The result isn't a fluke.
It turns out the world's biggest economy did a lot of things right after the Great Recession that set it apart from other major nations. In the view of many economists, those key decisions, particularly by the Federal Reserve, appear to be paying off now.
An improving economy led the Fed on Wednesday to end its stimulative bond buying program. Launched during the 2008 financial crisis, it was an unprecedented and aggressive effort to revive a dormant economy by buying trillions in bonds to reduce long-term interest rates.
Doug Handler, chief U.S. economist at IHS Global Insight, credited the Fed and its bond purchases with helping pull the country out of the worst downturn since the 1930s.
"Its greatest impact was instilling confidence in consumers and the business community that Fed officials were determined to do everything they could to stimulate growth," Handler said. "To know you have the Fed pulling for you instills confidence."
Thursday's government report on the gross domestic product — the economy's total output of goods and services — added to evidence that the Fed's efforts have translated into robust job growth and a recovery that appears to be solidifying.
The third-quarter expansion was propelled by solid gains in business investment, exports and the biggest jump in military spending in five years. It followed a 4.6 per cent annualized expansion in the second quarter, which marked a dramatic turnaround from the first three months of the year, when a harsh winter depressed activity.
Many economists say they're confident that the current October-December quarter will be another solid one. They also project that full-year growth for 2015 will hit 3 per cent, giving the economy the best annual performance since 2005, two years before the Great Recession began.
"The economy does appear to be accelerating of late," said Dan Greenhaus, an analyst with investment firm BTIG.
Greenhaus added that the GDP report showed an economy "on a sounder footing today than at any time over the last few years."
The U.S. landscape stands in contrast to other big economies of the world.
Japan's GDP contracted at an annualized rate of 7.1 per cent in the April-June quarter.
Germany, Europe's traditional growth engine, risks falling into recession — or growth so weak it holds back the entire euro currency union's weak recovery.
The French economy posted zero growth in the first two quarters of the year and has revised down its growth forecasts for the year to a paltry 0.4 per cent.
Momentum is decelerating even in China, which has posted blistering figures in recent years.
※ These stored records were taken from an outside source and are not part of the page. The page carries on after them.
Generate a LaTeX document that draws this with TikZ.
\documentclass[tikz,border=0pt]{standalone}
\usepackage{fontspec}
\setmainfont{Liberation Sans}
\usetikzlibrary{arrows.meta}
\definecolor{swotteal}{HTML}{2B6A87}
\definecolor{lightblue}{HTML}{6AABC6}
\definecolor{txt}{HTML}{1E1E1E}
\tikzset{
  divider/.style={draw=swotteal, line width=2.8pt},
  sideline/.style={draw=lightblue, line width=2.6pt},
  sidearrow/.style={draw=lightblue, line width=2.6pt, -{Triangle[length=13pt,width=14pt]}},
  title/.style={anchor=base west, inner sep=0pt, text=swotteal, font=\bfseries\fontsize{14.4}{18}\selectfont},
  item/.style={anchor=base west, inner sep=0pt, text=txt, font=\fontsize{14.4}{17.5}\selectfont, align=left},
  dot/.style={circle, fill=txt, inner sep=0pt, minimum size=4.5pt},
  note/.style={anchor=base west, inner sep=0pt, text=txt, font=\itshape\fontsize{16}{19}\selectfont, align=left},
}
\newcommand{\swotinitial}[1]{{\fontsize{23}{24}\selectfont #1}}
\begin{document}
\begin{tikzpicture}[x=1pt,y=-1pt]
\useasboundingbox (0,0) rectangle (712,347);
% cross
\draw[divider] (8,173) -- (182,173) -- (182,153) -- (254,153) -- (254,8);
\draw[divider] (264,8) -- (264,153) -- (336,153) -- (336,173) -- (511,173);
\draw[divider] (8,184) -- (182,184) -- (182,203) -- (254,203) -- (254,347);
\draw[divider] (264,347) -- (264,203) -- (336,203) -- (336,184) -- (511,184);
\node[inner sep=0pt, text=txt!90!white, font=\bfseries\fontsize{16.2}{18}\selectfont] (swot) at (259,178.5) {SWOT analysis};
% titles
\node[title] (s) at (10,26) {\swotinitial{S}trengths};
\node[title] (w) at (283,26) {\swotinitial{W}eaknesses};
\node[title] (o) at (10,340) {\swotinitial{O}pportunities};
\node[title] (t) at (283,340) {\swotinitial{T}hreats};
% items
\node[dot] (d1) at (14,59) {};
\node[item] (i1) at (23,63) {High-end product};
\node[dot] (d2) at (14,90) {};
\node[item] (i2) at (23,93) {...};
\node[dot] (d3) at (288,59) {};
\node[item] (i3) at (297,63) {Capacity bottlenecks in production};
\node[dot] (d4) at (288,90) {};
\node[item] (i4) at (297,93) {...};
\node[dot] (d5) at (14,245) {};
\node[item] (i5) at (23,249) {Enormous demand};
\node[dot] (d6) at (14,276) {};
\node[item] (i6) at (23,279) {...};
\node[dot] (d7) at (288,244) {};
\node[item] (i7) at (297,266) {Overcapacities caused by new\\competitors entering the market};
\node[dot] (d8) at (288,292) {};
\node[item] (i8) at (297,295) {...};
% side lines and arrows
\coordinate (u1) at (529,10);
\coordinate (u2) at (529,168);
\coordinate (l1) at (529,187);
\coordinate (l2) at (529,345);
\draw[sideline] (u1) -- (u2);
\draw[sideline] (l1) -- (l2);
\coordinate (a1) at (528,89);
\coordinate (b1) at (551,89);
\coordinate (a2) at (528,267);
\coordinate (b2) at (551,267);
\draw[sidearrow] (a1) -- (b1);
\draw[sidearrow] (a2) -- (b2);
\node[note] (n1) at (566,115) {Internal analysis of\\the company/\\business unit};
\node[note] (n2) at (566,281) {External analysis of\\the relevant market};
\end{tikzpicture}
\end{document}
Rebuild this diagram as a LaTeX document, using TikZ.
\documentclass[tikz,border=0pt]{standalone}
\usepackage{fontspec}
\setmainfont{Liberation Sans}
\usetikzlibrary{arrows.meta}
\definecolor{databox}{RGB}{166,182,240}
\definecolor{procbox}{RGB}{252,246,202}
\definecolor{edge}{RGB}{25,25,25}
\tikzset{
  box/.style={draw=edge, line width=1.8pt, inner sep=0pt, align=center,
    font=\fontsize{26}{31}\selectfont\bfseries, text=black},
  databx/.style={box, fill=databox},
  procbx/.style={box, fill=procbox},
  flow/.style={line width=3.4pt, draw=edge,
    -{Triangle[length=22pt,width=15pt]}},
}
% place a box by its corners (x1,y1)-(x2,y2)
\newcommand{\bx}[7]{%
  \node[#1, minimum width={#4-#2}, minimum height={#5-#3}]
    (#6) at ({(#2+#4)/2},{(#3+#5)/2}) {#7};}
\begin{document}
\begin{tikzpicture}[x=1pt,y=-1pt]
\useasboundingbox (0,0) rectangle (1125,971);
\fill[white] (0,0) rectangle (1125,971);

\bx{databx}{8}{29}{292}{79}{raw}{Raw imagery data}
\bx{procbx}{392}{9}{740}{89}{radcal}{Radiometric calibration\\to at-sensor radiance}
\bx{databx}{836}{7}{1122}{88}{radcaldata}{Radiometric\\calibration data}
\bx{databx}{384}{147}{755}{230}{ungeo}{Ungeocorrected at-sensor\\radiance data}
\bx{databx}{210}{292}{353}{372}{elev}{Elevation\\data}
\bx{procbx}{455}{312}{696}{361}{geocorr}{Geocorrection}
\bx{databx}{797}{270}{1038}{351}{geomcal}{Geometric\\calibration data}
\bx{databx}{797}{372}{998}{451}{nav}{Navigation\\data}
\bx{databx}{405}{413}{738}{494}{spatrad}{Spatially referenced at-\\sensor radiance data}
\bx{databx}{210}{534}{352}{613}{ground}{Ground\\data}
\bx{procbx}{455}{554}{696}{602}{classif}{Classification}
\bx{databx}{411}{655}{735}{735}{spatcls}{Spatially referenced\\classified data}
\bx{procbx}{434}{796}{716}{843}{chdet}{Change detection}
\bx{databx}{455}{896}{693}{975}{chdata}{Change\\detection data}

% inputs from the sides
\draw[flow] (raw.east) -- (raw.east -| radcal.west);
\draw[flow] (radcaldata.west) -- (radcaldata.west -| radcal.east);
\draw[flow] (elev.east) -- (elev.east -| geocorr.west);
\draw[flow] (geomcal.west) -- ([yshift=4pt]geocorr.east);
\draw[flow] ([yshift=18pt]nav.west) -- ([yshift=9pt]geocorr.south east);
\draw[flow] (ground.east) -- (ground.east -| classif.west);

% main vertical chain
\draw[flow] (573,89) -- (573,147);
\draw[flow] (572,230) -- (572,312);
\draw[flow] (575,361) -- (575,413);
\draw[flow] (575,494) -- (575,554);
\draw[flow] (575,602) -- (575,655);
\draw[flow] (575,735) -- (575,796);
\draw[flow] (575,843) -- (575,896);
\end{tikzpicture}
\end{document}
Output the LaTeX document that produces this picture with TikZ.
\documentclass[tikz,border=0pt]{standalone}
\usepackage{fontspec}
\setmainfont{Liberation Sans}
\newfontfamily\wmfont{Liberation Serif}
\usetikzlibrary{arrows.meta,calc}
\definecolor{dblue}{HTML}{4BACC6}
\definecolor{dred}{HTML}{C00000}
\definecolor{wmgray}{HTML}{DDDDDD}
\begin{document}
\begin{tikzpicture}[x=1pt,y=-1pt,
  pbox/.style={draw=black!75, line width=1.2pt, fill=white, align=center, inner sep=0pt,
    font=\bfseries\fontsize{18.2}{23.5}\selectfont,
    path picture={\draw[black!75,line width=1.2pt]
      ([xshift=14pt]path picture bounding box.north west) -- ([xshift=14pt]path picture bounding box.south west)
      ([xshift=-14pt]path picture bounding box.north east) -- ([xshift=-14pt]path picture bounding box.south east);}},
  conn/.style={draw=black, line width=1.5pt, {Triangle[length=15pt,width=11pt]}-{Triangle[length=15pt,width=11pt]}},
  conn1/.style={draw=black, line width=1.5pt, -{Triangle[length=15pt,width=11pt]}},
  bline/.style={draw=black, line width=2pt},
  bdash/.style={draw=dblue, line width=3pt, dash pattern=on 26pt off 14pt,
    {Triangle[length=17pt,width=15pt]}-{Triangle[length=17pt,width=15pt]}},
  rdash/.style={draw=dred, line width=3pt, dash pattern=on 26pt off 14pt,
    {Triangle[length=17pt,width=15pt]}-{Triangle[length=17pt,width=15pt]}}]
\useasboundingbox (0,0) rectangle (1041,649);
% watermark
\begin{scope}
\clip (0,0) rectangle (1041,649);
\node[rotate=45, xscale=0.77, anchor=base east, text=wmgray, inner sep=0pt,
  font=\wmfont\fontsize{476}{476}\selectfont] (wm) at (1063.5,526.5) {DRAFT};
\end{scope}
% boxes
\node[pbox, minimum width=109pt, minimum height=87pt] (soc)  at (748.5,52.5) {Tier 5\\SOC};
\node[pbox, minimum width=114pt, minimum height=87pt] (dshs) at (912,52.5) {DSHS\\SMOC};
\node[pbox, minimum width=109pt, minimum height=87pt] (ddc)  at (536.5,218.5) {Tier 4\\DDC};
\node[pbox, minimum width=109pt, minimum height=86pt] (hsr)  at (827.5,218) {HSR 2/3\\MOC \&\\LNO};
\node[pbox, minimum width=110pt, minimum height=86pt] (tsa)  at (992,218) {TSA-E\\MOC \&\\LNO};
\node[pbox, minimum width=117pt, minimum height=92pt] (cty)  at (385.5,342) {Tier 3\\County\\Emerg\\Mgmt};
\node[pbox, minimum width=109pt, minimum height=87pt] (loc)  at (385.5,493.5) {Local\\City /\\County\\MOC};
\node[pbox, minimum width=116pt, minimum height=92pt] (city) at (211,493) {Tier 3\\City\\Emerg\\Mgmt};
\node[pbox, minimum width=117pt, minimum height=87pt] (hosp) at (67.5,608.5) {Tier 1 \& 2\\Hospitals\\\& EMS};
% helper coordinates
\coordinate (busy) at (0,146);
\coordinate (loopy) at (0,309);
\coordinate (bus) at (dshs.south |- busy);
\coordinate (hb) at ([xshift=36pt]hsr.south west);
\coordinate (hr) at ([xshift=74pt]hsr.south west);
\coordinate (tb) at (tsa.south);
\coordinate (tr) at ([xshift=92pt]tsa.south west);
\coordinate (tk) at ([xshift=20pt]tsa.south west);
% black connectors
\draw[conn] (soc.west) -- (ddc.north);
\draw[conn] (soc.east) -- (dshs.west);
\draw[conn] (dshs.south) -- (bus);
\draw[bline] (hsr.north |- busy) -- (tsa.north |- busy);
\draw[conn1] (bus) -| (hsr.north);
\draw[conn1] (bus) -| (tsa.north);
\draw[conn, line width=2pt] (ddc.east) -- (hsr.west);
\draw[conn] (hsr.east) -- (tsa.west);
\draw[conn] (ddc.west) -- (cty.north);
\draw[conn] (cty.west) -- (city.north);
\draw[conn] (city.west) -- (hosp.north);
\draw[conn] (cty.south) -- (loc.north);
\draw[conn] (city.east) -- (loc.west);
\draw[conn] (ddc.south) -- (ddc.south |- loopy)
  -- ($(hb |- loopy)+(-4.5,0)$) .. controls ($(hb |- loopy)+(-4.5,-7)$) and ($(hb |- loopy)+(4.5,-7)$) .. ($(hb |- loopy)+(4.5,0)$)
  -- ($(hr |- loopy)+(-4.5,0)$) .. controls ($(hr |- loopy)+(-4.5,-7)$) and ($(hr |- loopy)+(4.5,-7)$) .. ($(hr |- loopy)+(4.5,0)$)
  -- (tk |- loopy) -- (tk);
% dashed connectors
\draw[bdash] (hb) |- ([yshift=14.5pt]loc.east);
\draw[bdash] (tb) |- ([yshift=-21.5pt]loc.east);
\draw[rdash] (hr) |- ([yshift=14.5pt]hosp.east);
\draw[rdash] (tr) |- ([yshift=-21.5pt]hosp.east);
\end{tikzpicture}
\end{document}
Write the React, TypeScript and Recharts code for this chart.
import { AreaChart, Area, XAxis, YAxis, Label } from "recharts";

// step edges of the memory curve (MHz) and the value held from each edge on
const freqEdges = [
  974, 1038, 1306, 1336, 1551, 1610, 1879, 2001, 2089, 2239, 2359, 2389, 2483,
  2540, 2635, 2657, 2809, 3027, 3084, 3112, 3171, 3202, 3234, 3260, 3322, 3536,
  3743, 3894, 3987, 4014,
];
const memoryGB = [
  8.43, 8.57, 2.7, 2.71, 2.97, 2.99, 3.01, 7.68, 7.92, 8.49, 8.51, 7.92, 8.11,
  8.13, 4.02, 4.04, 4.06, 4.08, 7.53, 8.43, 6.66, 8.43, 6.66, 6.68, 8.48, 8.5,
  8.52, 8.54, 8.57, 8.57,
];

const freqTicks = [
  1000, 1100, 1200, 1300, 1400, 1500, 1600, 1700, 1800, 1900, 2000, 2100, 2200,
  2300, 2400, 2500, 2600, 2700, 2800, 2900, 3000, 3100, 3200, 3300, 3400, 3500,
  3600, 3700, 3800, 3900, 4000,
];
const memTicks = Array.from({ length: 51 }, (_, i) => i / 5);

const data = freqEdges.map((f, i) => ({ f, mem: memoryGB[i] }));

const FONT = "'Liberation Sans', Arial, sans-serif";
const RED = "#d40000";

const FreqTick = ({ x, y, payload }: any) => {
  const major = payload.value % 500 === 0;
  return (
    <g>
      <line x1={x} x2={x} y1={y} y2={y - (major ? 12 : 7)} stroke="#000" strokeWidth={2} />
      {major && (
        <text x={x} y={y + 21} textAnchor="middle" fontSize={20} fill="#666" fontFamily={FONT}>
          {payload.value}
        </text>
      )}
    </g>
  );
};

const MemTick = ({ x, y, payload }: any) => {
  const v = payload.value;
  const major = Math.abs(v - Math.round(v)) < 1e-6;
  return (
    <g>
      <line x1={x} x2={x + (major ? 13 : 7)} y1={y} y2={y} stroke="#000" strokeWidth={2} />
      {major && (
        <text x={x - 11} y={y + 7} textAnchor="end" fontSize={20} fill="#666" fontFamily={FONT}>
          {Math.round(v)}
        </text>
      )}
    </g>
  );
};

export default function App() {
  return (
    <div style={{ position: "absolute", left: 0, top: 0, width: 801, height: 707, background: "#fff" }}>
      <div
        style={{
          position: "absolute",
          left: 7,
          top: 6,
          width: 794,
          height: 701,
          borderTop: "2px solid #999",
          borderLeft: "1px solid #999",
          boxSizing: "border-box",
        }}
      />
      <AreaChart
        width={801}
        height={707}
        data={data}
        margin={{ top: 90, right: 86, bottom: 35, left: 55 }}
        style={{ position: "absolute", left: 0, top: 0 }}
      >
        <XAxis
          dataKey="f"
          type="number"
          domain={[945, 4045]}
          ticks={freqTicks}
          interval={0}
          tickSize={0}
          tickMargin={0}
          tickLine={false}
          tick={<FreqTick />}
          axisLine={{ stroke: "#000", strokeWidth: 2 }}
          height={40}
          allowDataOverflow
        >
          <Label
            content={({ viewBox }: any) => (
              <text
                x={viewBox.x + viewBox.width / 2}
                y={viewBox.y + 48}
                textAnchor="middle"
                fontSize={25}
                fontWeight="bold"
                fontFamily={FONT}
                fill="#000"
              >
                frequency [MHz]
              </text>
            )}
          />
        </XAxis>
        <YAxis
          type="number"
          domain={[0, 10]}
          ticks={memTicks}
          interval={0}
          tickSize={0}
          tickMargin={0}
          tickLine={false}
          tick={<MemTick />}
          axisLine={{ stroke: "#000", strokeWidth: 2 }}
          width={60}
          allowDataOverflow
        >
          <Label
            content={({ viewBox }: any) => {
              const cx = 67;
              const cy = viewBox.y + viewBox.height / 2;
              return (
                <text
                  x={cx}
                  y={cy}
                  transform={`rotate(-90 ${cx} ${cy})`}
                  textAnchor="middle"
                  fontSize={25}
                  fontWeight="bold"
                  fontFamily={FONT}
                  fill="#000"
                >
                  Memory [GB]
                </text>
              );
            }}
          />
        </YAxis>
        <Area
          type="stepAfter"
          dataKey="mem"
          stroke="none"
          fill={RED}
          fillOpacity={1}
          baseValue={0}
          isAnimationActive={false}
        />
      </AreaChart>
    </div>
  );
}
Growth in the world's No. 2 economy waned to a five-year low of 7.3 per cent in the third quarter, though the result falls roughly in line with Chinese leaders' plans for a controlled slowdown.
The U.S. economy is benefiting from a variety of other factors beyond the Fed. For one thing, it's relatively insulated from weakness overseas. Exports account for less than 14 per cent of U.S. activity, one of the lowest such shares in the world.
It's American consumers who drive the U.S. economy. They account for nearly 70 per cent of the economy, and things are looking up for them. The job market is healthier than it's been in a while, with the unemployment rate at a six-year low of 5.9 per cent. And falling gas prices frees up money for consumers to spend on other things that help fuel growth.
The nation has significantly strengthened its financial system, too.
Sung Won Sohn, an economics professor at the Martin Smith School of Business at California State University, said that compared with other major economies, the U.S. moved more quickly to bolster its banking system. And consumers' finances are in better shape because many Americans have pared debt.
"The problem in Europe is that they let the problems fester and get worse because they did not act as quickly as we did," Sohn said.
To be sure, the U.S. isn't insulated from headwinds that could snag progress. Volatility has unsettled financial markets recently, and continuing global weakness is likely to drag exports in the coming months.
"Going forward, the appreciation in the U.S. dollar and slow growth in Europe and Asia are likely to once again make trade a net-drag on American economic growth," said James Marple, senior economist at TD Bank Group.
For the third quarter, consumer spending grew at a decent 1.8 per cent annual rate, which economists described as steady but unspectacular. The figure was slower than the 2.5 per cent increase in the spring quarter.
Also driving growth was an 11 per cent rise in export sales, far outpacing imports, which fell at a 1.7 rate. The smaller trade gap added 1.3 percentage points to growth in the third quarter.
Stronger government spending added another 0.8 percentage point to growth, with federal spending growing at a 10 per cent rate. It was the first positive contribution in more than two years. Federal activity had been constrained by spending cuts and last year's partial government shutdown.
Defence spending shot up at a 16 per cent rate, the fastest advance since a 17.4 per cent gain in the second quarter of 2009.
Business spending on equipment grew at a 7.2 per cent rate in the third quarter, and residential construction grew at a 1.8 per cent rate.
The Federal Reserve noted the brightening U.S. prospects in its statement Wednesday. It retained language in a statement saying it didn't expect to raise its benchmark interest rate for a "considerable time." But it also pointed to rising signs of strength, including job gains and lower unemployment.
Paul Ashworth, chief U.S. economist at Capital Economics, said that the latest GDP report showed "the Fed was right to take a slightly more hawkish tone."